Kamis, 23 Mei 2013

The Powerful People Arguing for U.S.-China Free Trade

Recommending that the U.S. and China work toward a free-trade deal is a bit like stepping into a prize fight and asking the boxers to settle their differences peacefully.

But some powerful people on both sides of the Pacific Ocean are doing exactly that. A report by a blue-ribbon, binational panel assembled by the China-United States Exchange Foundation said this week that the countries “should begin early-stage discussions of the opportunities and challenges of an eventual bilateral free-trade agreement.”

The foundation, although little known to the general public, carries enough weight that Henry Kissinger, the former secretary of state who was present at China’s opening to the world in the 1970s, showed up to launch the report at a packed event on May 21 at the Asia Society on New York’s Upper East Side.

C.H. Tung, the foundation’s chairman, was the first chief executive of Hong Kong after it was absorbed by China in 1997. Members of its steering committee include, on the U.S. side, Kissinger; Bill Gates; former Commerce Secretary Carlos Gutierrez; Carlyle Group (CG) CEO David Rubinstein; PepsiCo (PEP) CEO Indra Nooyi; PricewaterhouseCoopers Chairman Dennis Nally; former Chicago Mayor Richard Daley; and insurance executive Maurice Greenberg, who ran American International Group (AIG) when it was the world’s biggest insurer. Chinese representatives included top executives from such companies as Haier (HRELY), Industrial & Commercial Bank of China, Suntech Power (STP), Sinopec (SHI), and SAIC Motor (600104).

The group chosen to write the report included a Nobel laureate, economist Michael Spence of New York University, and a range of other economists, executives, and government officials from the U.S., Hong Kong, and mainland China.
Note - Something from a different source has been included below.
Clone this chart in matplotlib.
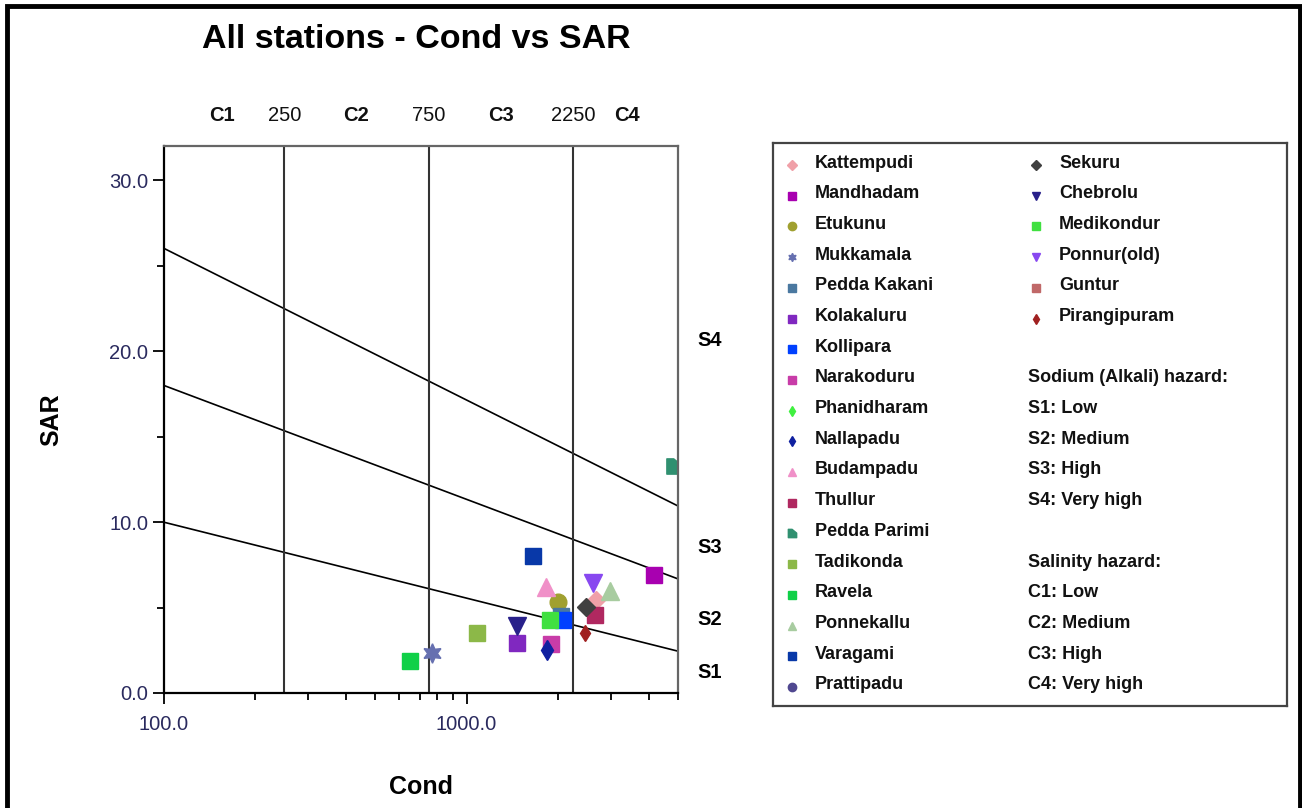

The report, “U.S.-China 2022,” urges that a study of “the feasibility and the benefits” of a free-trade agreement be completed within a year of commencement, and that “if the results of the study are positive, then a process toward negotiations should be initiated.” In addition, the report says the countries should complete negotiations on an investment treaty “as soon as possible, preferably within one year.” Trade applies to the purchase of goods and services, while investment applies to land, buildings, companies, and the like.
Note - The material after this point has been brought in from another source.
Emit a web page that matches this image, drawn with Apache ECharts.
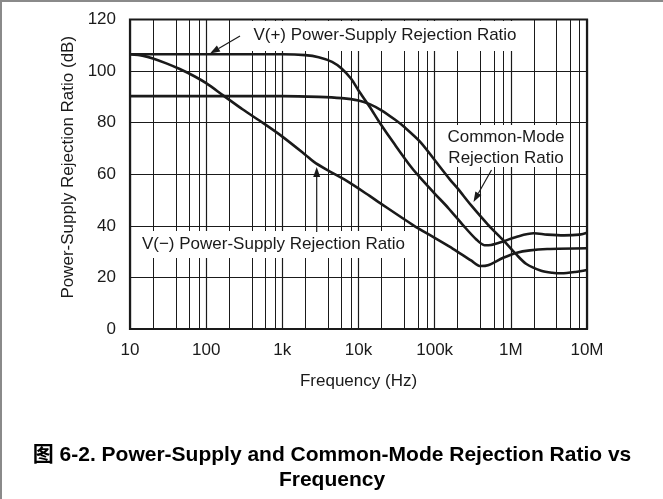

The authors don’t see bilateral free trade as a replacement for broad free-trade agreements. In fact, they say China and the U.S. should “take the lead to reinvigorate” the Doha Round of global trade talks under the auspices of the World Trade Organization.

The hurdle for free trade is high because even the trade relationship the U.S. and China already have is fraught with stress. The latest flash point is accusations by the U.S. and Europe that Chinese manufacturers of solar panels have dumped their products abroad at below cost, damaging or destroying U.S. and European domestic producers. Preliminary talks are under way now to set a quota on Chinese exports and a minimum price for solar-energy equipment, in exchange for suspending U.S. duties on the goods, Bloomberg reported May 20.

The dispute-resolution mechanism of the World Trade Organization has become a battleground for trade complaints involving China and the U.S., University of Arkansas political scientist Ka Zeng wrote this year in a blog post for The Diplomat, an Asia-Pacific current affairs magazine.

Meanwhile, Chinese officials are skeptical of America’s intentions in negotiating the Trans-Pacific Partnership, a free-trade agreement for Pacific Rim nations that doesn’t—at least for now—include China, an article in the Washington Quarterly said last year.

One question is whether the gain of negotiating a free-trade agreement is worth the pain. Multilateral trade groups such as the WTO or, some day, the TPP, might actually be a better forum for the U.S. and China, allowing the two countries to settle their differences in a less confrontational way than in face-to-face bilateral talks.